I Could Have Told You, the first single from the record, was a stoic but playful reworking of Sinatra’s grandiosity, quietly playful beneath the grace and smoke. It was a loving, near-flawless reanimation of a beautiful Americana that risks erasure in a bastardised era.
On Friday, Dylan released the second single from the album. The Guy Wood and Robert Mellin-penned My One and Only Love didn’t take off in its earliest forms, recorded first by Vic Damone and then Tony Martin in the late 1940s.
Tasteful, stylish and dripping in American countenance, My One and Only Love is the perfect middle ground between Bob Dylan and Frank Sinatra.

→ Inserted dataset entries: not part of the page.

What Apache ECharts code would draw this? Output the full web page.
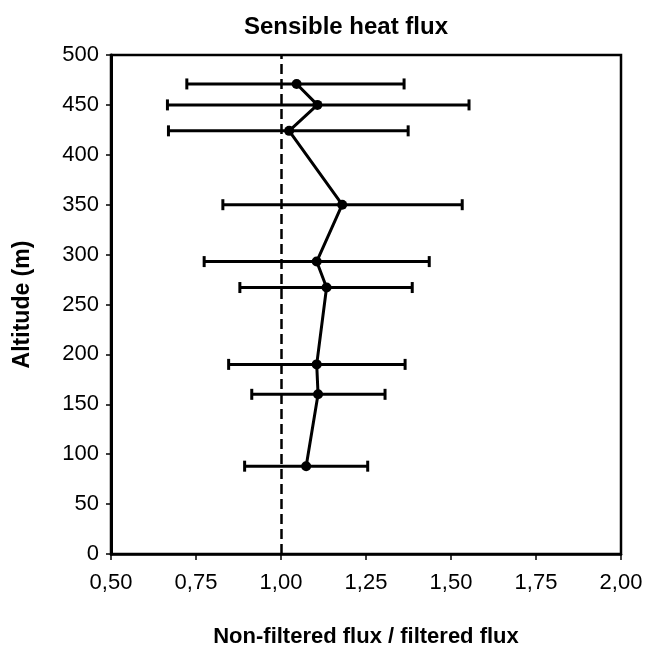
<!DOCTYPE html>
<html>
<head>
<meta charset="utf-8">
<script src="https://cdn.jsdelivr.net/npm/echarts@6/dist/echarts.min.js"></script>
<style>html,body{margin:0;padding:0;background:#fff}#c{width:645px;height:646px}</style>
</head>
<body>
<div id="c"></div>
<script>
var altitudes = [471, 450, 424, 350, 293, 267, 190, 160, 88];
var ratios    = [1.046, 1.107, 1.024, 1.180, 1.105, 1.134, 1.105, 1.109, 1.074];
var lowErr    = [0.723, 0.666, 0.669, 0.829, 0.774, 0.879, 0.846, 0.914, 0.893];
var highErr   = [1.362, 1.553, 1.374, 1.533, 1.436, 1.386, 1.365, 1.306, 1.255];
var xTicks = [0.5, 0.75, 1.0, 1.25, 1.5, 1.75, 2.0];
var yTicks = [0, 50, 100, 150, 200, 250, 300, 350, 400, 450, 500];
var refRatio = 1.0;

var FONT = '"Liberation Sans", Arial, sans-serif';
var chart = echarts.init(document.getElementById('c'), null, {renderer: 'canvas'});

var lineData = altitudes.map(function (a, i) { return [ratios[i], a]; });
var errData = altitudes.map(function (a, i) { return [lowErr[i], highErr[i], a]; });

chart.setOption({
  animation: false,
  backgroundColor: '#fff',
  title: {
    text: 'Sensible heat flux',
    left: 341, top: 10, textAlign: 'center',
    textStyle: {fontFamily: FONT, fontWeight: 'bold', fontSize: 24, color: '#000'}
  },
  grid: {left: 111, right: 24, top: 55, bottom: 92, containLabel: false, outerBoundsMode: 'none',
    show: true, borderColor: '#000', borderWidth: 2.5, backgroundColor: 'transparent'},
  xAxis: {
    type: 'value', min: 0.5, max: 2, interval: 0.25,
    name: 'Non-filtered flux / filtered flux', nameLocation: 'middle', nameGap: 72,
    nameTextStyle: {fontFamily: FONT, fontWeight: 'bold', fontSize: 22, color: '#000'},
    axisLine: {show: true, lineStyle: {color: '#000', width: 2.5}},
    axisTick: {show: true, inside: false, length: 6, lineStyle: {color: '#000', width: 1.5}},
    splitLine: {show: false},
    axisLabel: {margin: 18, fontFamily: FONT, fontSize: 22, color: '#000',
      formatter: function (v) { return v.toFixed(2).replace('.', ','); }}
  },
  yAxis: {
    type: 'value', min: 0, max: 500, interval: 50,
    name: 'Altitude (m)', nameLocation: 'middle', nameGap: 77, nameRotate: 90,
    nameTextStyle: {fontFamily: FONT, fontWeight: 'bold', fontSize: 23, color: '#000'},
    axisLine: {show: true, lineStyle: {color: '#000', width: 3}},
    axisTick: {show: true, inside: false, length: 5, lineStyle: {color: '#000', width: 1.5}},
    splitLine: {show: false},
    axisLabel: {margin: 12, fontFamily: FONT, fontSize: 22, color: '#000'}
  },
  series: [
    {
      type: 'custom',
      data: errData,
      z: 3,
      renderItem: function (params, api) {
        var y = api.value(2);
        var p1 = api.coord([api.value(0), y]);
        var p2 = api.coord([api.value(1), y]);
        var h = 5.5;
        var st = {stroke: '#000', lineWidth: 3};
        return {
          type: 'group',
          children: [
            {type: 'line', shape: {x1: p1[0], y1: p1[1], x2: p2[0], y2: p2[1]}, style: st},
            {type: 'line', shape: {x1: p1[0], y1: p1[1] - h, x2: p1[0], y2: p1[1] + h}, style: st},
            {type: 'line', shape: {x1: p2[0], y1: p2[1] - h, x2: p2[0], y2: p2[1] + h}, style: st}
          ]
        };
      }
    },
    {
      type: 'line',
      data: lineData,
      z: 4,
      symbol: 'circle', symbolSize: 10,
      itemStyle: {color: '#000'},
      lineStyle: {color: '#000', width: 3},
      markLine: {
        silent: true, symbol: 'none', label: {show: false},
        lineStyle: {color: '#000', type: [10, 5], width: 2.5},
        data: [{xAxis: refRatio}]
      }
    }
  ]
});
</script>
</body>
</html>
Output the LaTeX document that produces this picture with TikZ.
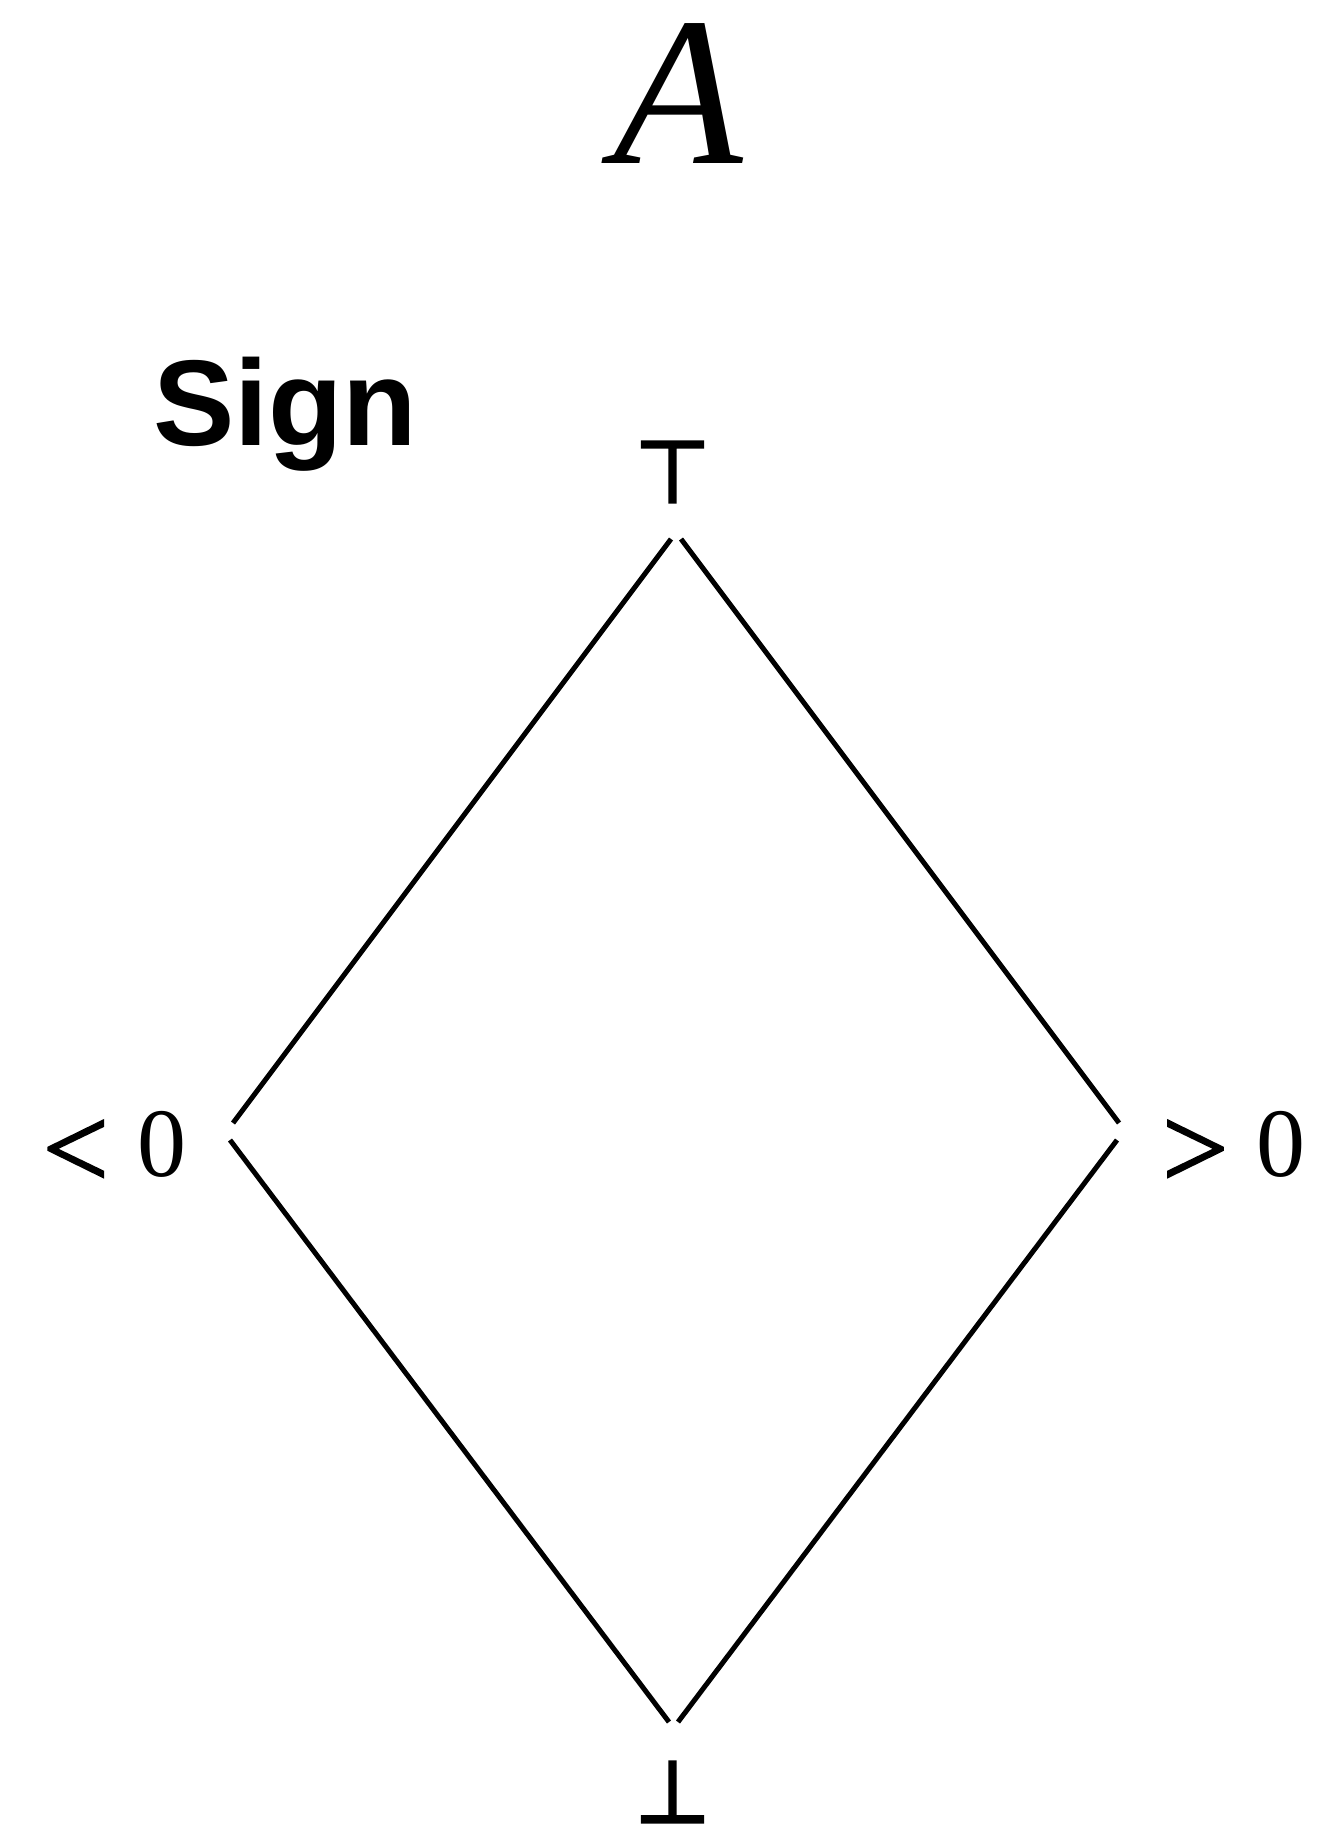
\RequirePackage{fix-cm}
\documentclass[tikz,border=0pt]{standalone}
\usepackage{fontspec}
\setmainfont{Liberation Serif}
\setsansfont{Liberation Sans}
\newfontface\symfont{DejaVu Sans}[FakeBold=3.5]
\newfontface\relfont{Liberation Serif}[FakeBold=1.5]
\begin{document}
\begin{tikzpicture}[x=1pt,y=-1pt,
  conn/.style={line width=5pt},
  lbl/.style={inner sep=0pt, outer sep=0pt}]
\useasboundingbox (0,0) rectangle (1323,1825);
\node[lbl, anchor=base] (title) at (678,163) {\fontsize{212}{220}\selectfont\itshape A};
\node[lbl, anchor=base west] (sign) at (153,445) {\fontsize{122}{130}\selectfont\sffamily\bfseries Sign};
\node[lbl, anchor=base] (top) at (672.5,502) {\fontsize{86}{100}\selectfont\symfont ⊤};
\node[lbl, anchor=base] (bot) at (672.5,1822) {\fontsize{86}{100}\selectfont\symfont ⊥};
\node[lbl, anchor=base east] (lt) at (186,1176) {\raisebox{-12pt}{\fontsize{118}{120}\selectfont\relfont <}\hspace{28pt}\fontsize{98}{100}\selectfont 0};
\node[lbl, anchor=base west] (rt) at (1162,1176) {\raisebox{-12pt}{\fontsize{118}{120}\selectfont\relfont >}\hspace{28pt}\fontsize{98}{100}\selectfont 0};
\draw[conn] ([xshift=-1.5pt,yshift=-37pt]top.base) -- ([xshift=47pt,yshift=53pt]lt.base east);
\draw[conn] ([xshift=8.5pt,yshift=-37pt]top.base) -- ([xshift=-43pt,yshift=53pt]rt.base west);
\draw[conn] ([xshift=44pt,yshift=36pt]lt.base east) -- ([xshift=-3.5pt,yshift=100pt]bot.base);
\draw[conn] ([xshift=-45pt,yshift=36pt]rt.base west) -- ([xshift=5.5pt,yshift=100pt]bot.base);
\end{tikzpicture}
\end{document}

But Sinatra’s version of the track, as a B-side to I‘ve Got The World On a String in 1953, pushed it into the public consciousness. Once again, Dylan translates the strings into slides, this time so delicate that they fall into the soft brass.
His voice hints at something delicate, but it’s slurred so beautifully over the horns that it dominates the mix. It’s wonderful and you should listen to it.